ドロップ | ナノ

「おめでとうございます」




ああ、と愕然とした。学校を早退してすぐに向かったのは婦人科。高杉先生の推測通り、私は妊娠していた。




「……」




でも素直に喜べない。先生のことは好きで、嬉しいのに。どうしよう。先生に言うのが怖い。そっとお腹を撫でた。この中に、命がある。大事にしないといけないのに。怖い。

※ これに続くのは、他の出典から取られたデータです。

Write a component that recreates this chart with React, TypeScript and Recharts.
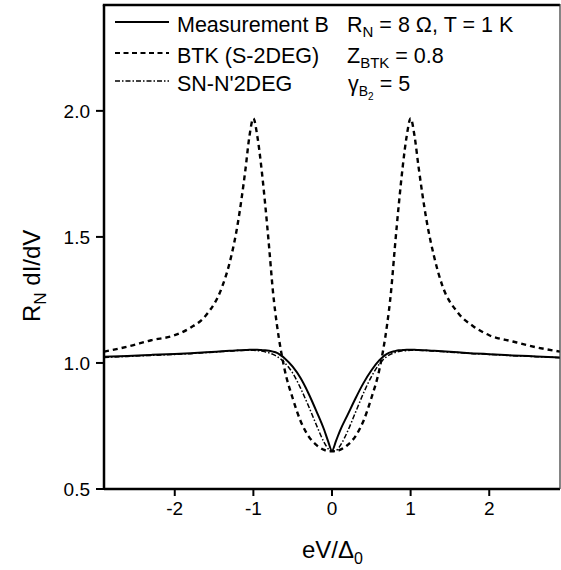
import React from "react";
import { LineChart, Line, XAxis, YAxis } from "recharts";

const energies = [
  -2.9, -2.6, -2.3, -2.0, -1.8, -1.6, -1.4, -1.3, -1.2, -1.1, -1.05, -1.0, -0.95,
  -0.9, -0.85, -0.8, -0.75, -0.7, -0.65, -0.6, -0.5, -0.4, -0.3, -0.2, -0.1, -0.05,
  0,
  0.05, 0.1, 0.2, 0.3, 0.4, 0.5, 0.6, 0.65, 0.7, 0.75, 0.8, 0.85, 0.9, 0.95, 1.0,
  1.05, 1.1, 1.2, 1.3, 1.4, 1.6, 1.8, 2.0, 2.3, 2.6, 2.9,
];

const measurementB = [
  1.025, 1.028, 1.032, 1.036, 1.039, 1.042, 1.046, 1.048, 1.05, 1.051, 1.052, 1.052, 1.052,
  1.051, 1.05, 1.048, 1.045, 1.04, 1.03, 1.018, 0.985, 0.94, 0.88, 0.81, 0.735, 0.69,
  0.652,
  0.69, 0.73, 0.795, 0.86, 0.92, 0.97, 1.01, 1.025, 1.036, 1.043, 1.047, 1.05, 1.051, 1.052, 1.052,
  1.052, 1.051, 1.05, 1.048, 1.046, 1.042, 1.038, 1.035, 1.03, 1.026, 1.022,
];

const btk = [
  1.045, 1.065, 1.09, 1.11, 1.14, 1.19, 1.3, 1.4, 1.55, 1.77, 1.9, 1.97, 1.9,
  1.78, 1.63, 1.46, 1.28, 1.15, 1.05, 0.97, 0.86, 0.77, 0.71, 0.675, 0.655, 0.65,
  0.65,
  0.65, 0.655, 0.675, 0.71, 0.77, 0.86, 0.97, 1.05, 1.15, 1.28, 1.46, 1.63, 1.78, 1.9, 1.97,
  1.9, 1.78, 1.57, 1.42, 1.31, 1.2, 1.145, 1.11, 1.085, 1.062, 1.045,
];

const snN2deg = [
  1.022, 1.026, 1.03, 1.034, 1.037, 1.041, 1.045, 1.047, 1.049, 1.05, 1.05, 1.05, 1.049,
  1.047, 1.044, 1.04, 1.034, 1.026, 1.015, 1.0, 0.96, 0.9, 0.83, 0.755, 0.685, 0.66,
  0.65,
  0.652, 0.67, 0.73, 0.805, 0.88, 0.945, 0.995, 1.013, 1.026, 1.035, 1.041, 1.045, 1.048, 1.049, 1.05,
  1.05, 1.05, 1.049, 1.047, 1.045, 1.041, 1.037, 1.034, 1.029, 1.025, 1.021,
];

const xTicks = [-2, -1, 0, 1, 2];
const yTicks = [0.5, 1.0, 1.5, 2.0];

const data = energies.map((e, i) => ({
  e,
  meas: measurementB[i],
  btk: btk[i],
  sn: snN2deg[i],
}));

const FONT = "'Liberation Sans', Arial, Helvetica, sans-serif";

export default function App() {
  return (
    <div style={{ position: "absolute", left: 0, top: 0, width: 561, height: 570, background: "#fff", fontFamily: FONT }}>
      <LineChart
        width={561}
        height={570}
        data={data}
        margin={{ top: 5, right: 1, bottom: 41, left: 44 }}
      >
        <XAxis
          dataKey="e"
          type="number"
          domain={[-2.9, 2.9]}
          ticks={xTicks}
          allowDataOverflow
          height={40}
          tickSize={7}
          tickMargin={6}
          axisLine={{ stroke: "#000", strokeWidth: 2.5 }}
          tickLine={{ stroke: "#000", strokeWidth: 2 }}
          tick={{ fill: "#000", fontSize: 19, fontFamily: FONT }}
        />
        <YAxis
          type="number"
          domain={[0.5, 2.42]}
          ticks={yTicks}
          allowDataOverflow
          width={60}
          tickSize={8}
          tickMargin={6}
          tickFormatter={(v: number) => v.toFixed(1)}
          axisLine={{ stroke: "#000", strokeWidth: 2.5 }}
          tickLine={{ stroke: "#000", strokeWidth: 2 }}
          tick={{ fill: "#000", fontSize: 19, fontFamily: FONT }}
        />
        <Line
          type="monotone"
          dataKey="btk"
          stroke="#000"
          strokeWidth={2.4}
          strokeDasharray="5 4"
          dot={false}
          isAnimationActive={false}
        />
        <Line
          type="monotone"
          dataKey="sn"
          stroke="#000"
          strokeWidth={1.5}
          strokeDasharray="5 2 1.5 2"
          dot={false}
          isAnimationActive={false}
        />
        <Line
          type="monotone"
          dataKey="meas"
          stroke="#000"
          strokeWidth={2}
          dot={false}
          isAnimationActive={false}
        />
      </LineChart>
      <svg
        width={561}
        height={570}
        style={{ position: "absolute", left: 0, top: 0, pointerEvents: "none" }}
        fontFamily={FONT}
      >
        <line x1={102.8} y1={5} x2={560} y2={5} stroke="#000" strokeWidth={2.5} />
        <line x1={560} y1={4} x2={560} y2={489} stroke="#333" strokeWidth={1.2} />
        <line x1={115} y1={22} x2={169} y2={22} stroke="#000" strokeWidth={1.8} />
        <line x1={115} y1={53} x2={169} y2={53} stroke="#000" strokeWidth={2} strokeDasharray="5 3.5" />
        <line x1={115} y1={81} x2={169} y2={81} stroke="#000" strokeWidth={1.4} strokeDasharray="5 2 1.5 2" />
        <text x={177} y={32} fontSize={21.5} fill="#000">Measurement B</text>
        <text x={177} y={63} fontSize={21.5} fill="#000">BTK (S-2DEG)</text>
        <text x={177} y={91} fontSize={21.5} fill="#000">SN-N'2DEG</text>
        <text x={347} y={32} fontSize={21.5} fill="#000">
          R<tspan fontSize={15} dy={5}>N</tspan>
          <tspan dy={-5}> = 8 Ω, T = 1 K</tspan>
        </text>
        <text x={347} y={63} fontSize={21.5} fill="#000">
          Z<tspan fontSize={15} dy={5}>BTK</tspan>
          <tspan dy={-5}> = 0.8</tspan>
        </text>
        <text x={348} y={91} fontSize={21.5} fill="#000">
          γ<tspan fontSize={14} dy={5}>B</tspan>
          <tspan fontSize={10} dy={4}>2</tspan>
          <tspan dy={-9}> = 5</tspan>
        </text>
        <text x={302} y={558} fontSize={24} fill="#000">
          eV/Δ<tspan fontSize={16} dy={6}>0</tspan>
        </text>
        <text transform="translate(40, 322) rotate(-90)" fontSize={24} fill="#000">
          R<tspan fontSize={17} dy={6}>N</tspan>
          <tspan dy={-6}> dI/dV</tspan>
        </text>
      </svg>
    </div>
  );
}
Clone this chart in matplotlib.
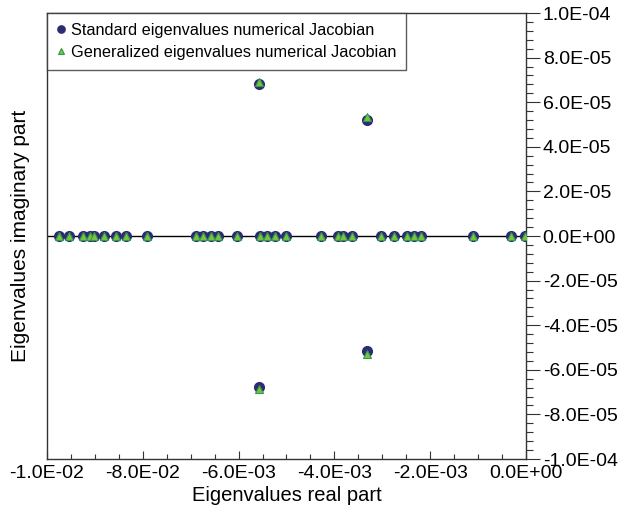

呆然としながら家に帰り、晩御飯の支度に取りかかった。妊娠、ということがわかったから余計なのか吐き気がいつも以上にして何度も吐いた。気分が悪い。目眩がする。水道の蛇口を捻ったまま、私はその場で立ち竦んでいた。

どのくらい経っただろうか。扉の開く音が微かにした。




「ただいま……っておい!」

「おかえり。うっ……」




洗面所で項垂れ吐く私を先生は優しく背を擦ってくれた。なにも聞いてこないことが何よりも救いだった。




「大丈夫か?」

「なんか風邪引いちゃって。あ、病院は行ったから心配しないで」

「ならいいけど、飯作るからもう寝とけ」

「え、でも」

「いいから」

「……ごめん、なさい」




気にすんなとくしゃりと髪を撫でて寝室に誘導してくれる先生に頷いて、もう一度謝ってから寝室に入った。




「……ごめ、んなさ……」




先生に言えない。言ってしまったら関係が壊れてしまいそう。考えすぎかもしれない。喜んでくれるかもしれない。だけど、今の私には早すぎた。お腹の子には何の罪もないのに。なんだか、ダメな気がして。




「……」




ごめんね、先生。それからここに宿る命。私は強いと思ってた。それが今になって崩れ去ってしまうなんて……いや、私は弱かったんだろう。誰かのぬくもりに触れて、露になった自分が一番怖いのかもしれない。